Dugin and his wife, both dressed in black, sat next to their daughter’s coffin.
“She died for the people, for Russia, at the front. The front -- it is here,” Dugin said at the ceremony.
“Since childhood, among her first words -- that we taught her of course -- were Russia, our state, our people, our empire,” he added.
Dugina was killed Saturday when a bomb placed in her car went off as she drove on a highway outside Moscow.
Russia’s powerful FSB security agency said on Monday it had solved the crime -- just two days after the incident -- naming a Ukrainian woman as Dugina’s attacker.
It said the perpetrator had rented an apartment in the same building as Dugina and followed her in a car, suggesting that Dugina was the intended victim.
However, Russian media reported that Dugin and his daughter had had a last-minute change of plans, with Dugina driving her father’s car.
The U.S. Department of State said on Monday that it condemned targeting civilians, while stating that Ukraine had denied any involvement.
Russia’s foreign ministry retorted that Washington’s reaction “discredits the international activity” of the United States.

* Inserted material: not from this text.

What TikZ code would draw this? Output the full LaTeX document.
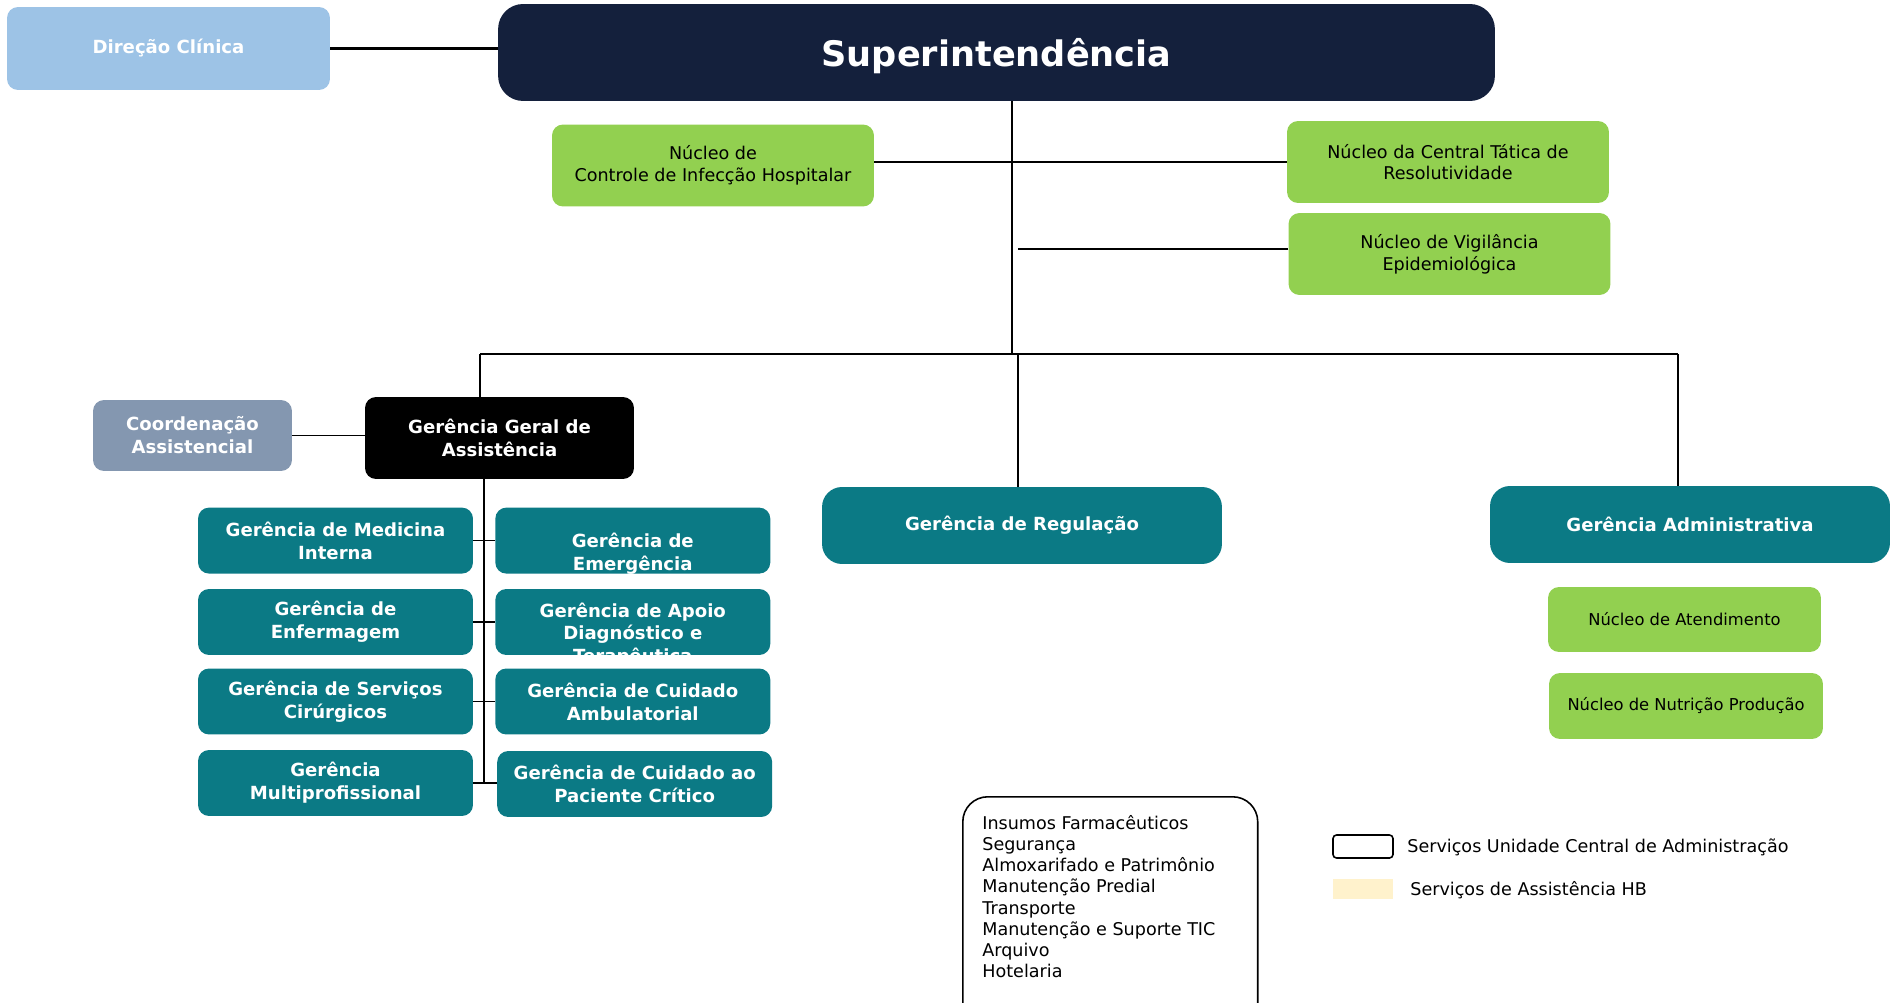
\documentclass[tikz,border=0pt]{standalone}
\usepackage{fontspec}
\setmainfont{DejaVu Sans}

\definecolor{dirblue}{HTML}{9DC3E6}
\definecolor{supnavy}{HTML}{14203C}
\definecolor{nucgreen}{HTML}{92D050}
\definecolor{gerteal}{HTML}{0B7A85}
\definecolor{coordgray}{HTML}{8497B0}
\definecolor{hbbeige}{HTML}{FFF2CC}

\begin{document}
\begin{tikzpicture}[x=0.02cm, y=-0.02cm,
    box/.style={rounded corners=0.22cm, align=center, inner sep=2pt},
    titlebox/.style={box, text=white, font=\bfseries\fontsize{10.3}{13}\selectfont},
    nucleo/.style={box, fill=nucgreen, font=\fontsize{10}{12.3}\selectfont, minimum width=6.44cm, minimum height=1.64cm},
    ger/.style={titlebox, fill=gerteal, minimum width=5.5cm, minimum height=1.32cm},
    gertext/.style={text=white, font=\bfseries\fontsize{10.3}{13}\selectfont, align=center, fill=none, draw=none, minimum width=0pt, minimum height=0pt},
    conn/.style={line width=0.9pt}]
        \useasboundingbox (0,0) rectangle (1890,1003);

        % Topo
        \node[titlebox, fill=dirblue, minimum width=6.46cm, minimum height=1.66cm] (dirclin) at (168.5,48.5) {Direção Clínica};
        \node[titlebox, fill=supnavy, rounded corners=0.5cm, font=\bfseries\fontsize{20}{24}\selectfont, text depth=0pt,
              minimum width=19.94cm, minimum height=1.94cm] (super) at (996.5,52.5) {Superintendência};

        % Nucleos ligados a superintendencia
        \node[nucleo] (ccih) at (713,165.5) {Núcleo de\\Controle de Infecção Hospitalar};
        \node[nucleo] (tatica) at (1448,162) {Núcleo da Central Tática de\\Resolutividade};
        \node[nucleo] (vigil) at (1449.5,254) {Núcleo de Vigilância\\Epidemiológica};

        % Gerencias
        \node[titlebox, fill=coordgray, minimum width=3.98cm, minimum height=1.42cm] (coord) at (192.5,435.5) {Coordenação\\Assistencial};
        \node[titlebox, fill=black, minimum width=5.38cm, minimum height=1.64cm] (gg) at (499.5,438) {Gerência Geral de\\Assistência};
        \node[titlebox, fill=gerteal, rounded corners=0.4cm, minimum width=8cm, minimum height=1.54cm] (regul) at (1022,525.5) {Gerência de Regulação};
        \node[titlebox, fill=gerteal, rounded corners=0.4cm, minimum width=8cm, minimum height=1.54cm] (admin) at (1690,524.5) {Gerência Administrativa};

        % Nucleos da administrativa
        \node[nucleo, font=\fontsize{9.3}{11.5}\selectfont, minimum width=5.46cm, minimum height=1.3cm] (atend) at (1684.5,619.5) {Núcleo de Atendimento};
        \node[nucleo, font=\fontsize{9.3}{11.5}\selectfont, minimum width=5.48cm, minimum height=1.32cm] (nutri) at (1686,706) {Núcleo de Nutrição Produção};

        % Gerencias assistenciais
        \node[ger] (medint) at (335.5,540.6) {Gerência de Medicina\\Interna};
        \node[ger] (enferm) at (335.5,622) {Gerência de\\Enfermagem};
        \node[ger] (cirurg) at (335.5,701.5) {Gerência de Serviços\\Cirúrgicos};
        \node[ger] (multi) at (335.5,783) {Gerência\\Multiprofissional};
        \node[ger, path picture={\node[gertext] at ([yshift=-0.27cm]path picture bounding box.center) {Gerência de\\Emergência};}] (emerg) at (632.8,540.6) {};
        \node[ger, path picture={\node[gertext] at ([yshift=-0.25cm]path picture bounding box.center) {Gerência de Apoio\\Diagnóstico e\\Terapêutica};}] (apoio) at (632.8,622) {};
        \node[ger] (ambul) at (632.8,701.5) {Gerência de Cuidado\\Ambulatorial};
        \node[ger] (critico) at (634.7,784) {Gerência de Cuidado ao\\Paciente Crítico};

        % Ligacoes
        \coordinate (trunk) at (1012,354);
        \coordinate (busl) at (480,354);
        \coordinate (busm) at (1018,354);
        \coordinate (busr) at (1678,354);
        \coordinate (gline) at (484,479);

        \draw[conn, line width=1.3pt] (dirclin.east) -- (dirclin.east -| super.west);
        \draw[conn] (super.south -| trunk) -- (trunk);
        \draw[conn] (tatica.west -| ccih.east) -- (tatica.west);
        \draw[conn] ([yshift=0.1cm]vigil.west) -- ([yshift=0.1cm]vigil.west -| busm);
        \draw[conn] (busl) -- (busr);
        \draw[conn] (busl) -- (busl |- gg.north);
        \draw[conn] (busm) -- (busm |- regul.north);
        \draw[conn] (busr) -- (busr |- admin.north);
        \draw[conn] (coord.east) -- (coord.east -| gg.west);
        \draw[conn] (gline) -- (gline |- multi.east);
        \draw[conn] (medint.east) -- (emerg.west);
        \draw[conn] (enferm.east) -- (apoio.west);
        \draw[conn] (cirurg.east) -- (ambul.west);
        \draw[conn] (multi.east) -- (multi.east -| critico.west);

        % Servicos da unidade central
        \begin{scope}
            \clip (0,0) rectangle (1890,1003);
            \node[draw, conn, rounded corners=0.5cm, minimum width=5.9cm, minimum height=5cm, anchor=north west] (lista) at (962,796) {};
        \end{scope}
        \node[anchor=north west, inner sep=0pt, align=left, font=\fontsize{10}{12.05}\selectfont] (itens) at (982,815)
            {Insumos Farmacêuticos\\Segurança\\Almoxarifado e Patrimônio\\Manutenção Predial\\Transporte\\Manutenção e Suporte TIC\\Arquivo\\Hotelaria};

        % Legenda
        \node[draw, conn, rounded corners=2pt, minimum width=1.2cm, minimum height=0.46cm, inner sep=0pt] (legucad) at (1363,846.5) {};
        \node[anchor=west, inner sep=0pt, font=\fontsize{10}{12}\selectfont] (legucadtxt) at (1407,847) {Serviços Unidade Central de Administração};
        \node[fill=hbbeige, minimum width=1.2cm, minimum height=0.4cm, inner sep=0pt] (leghb) at (1363,889) {};
        \node[anchor=west, inner sep=0pt, font=\fontsize{10}{12}\selectfont] (leghbtxt) at (1410,890) {Serviços de Assistência HB};
    \end{tikzpicture}
\end{document}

“Washington has no moral right... to judge human rights in remote parts of the world, since the murder of a journalist is not even commented on from this angle,” foreign ministry spokeswoman Maria Zakharova said on social media.
Dugin, 60, gained prominence in the 1990s in the intellectual chaos that followed the break-up of the Soviet Union. He had been an anti-communist dissident in the last years of Soviet rule.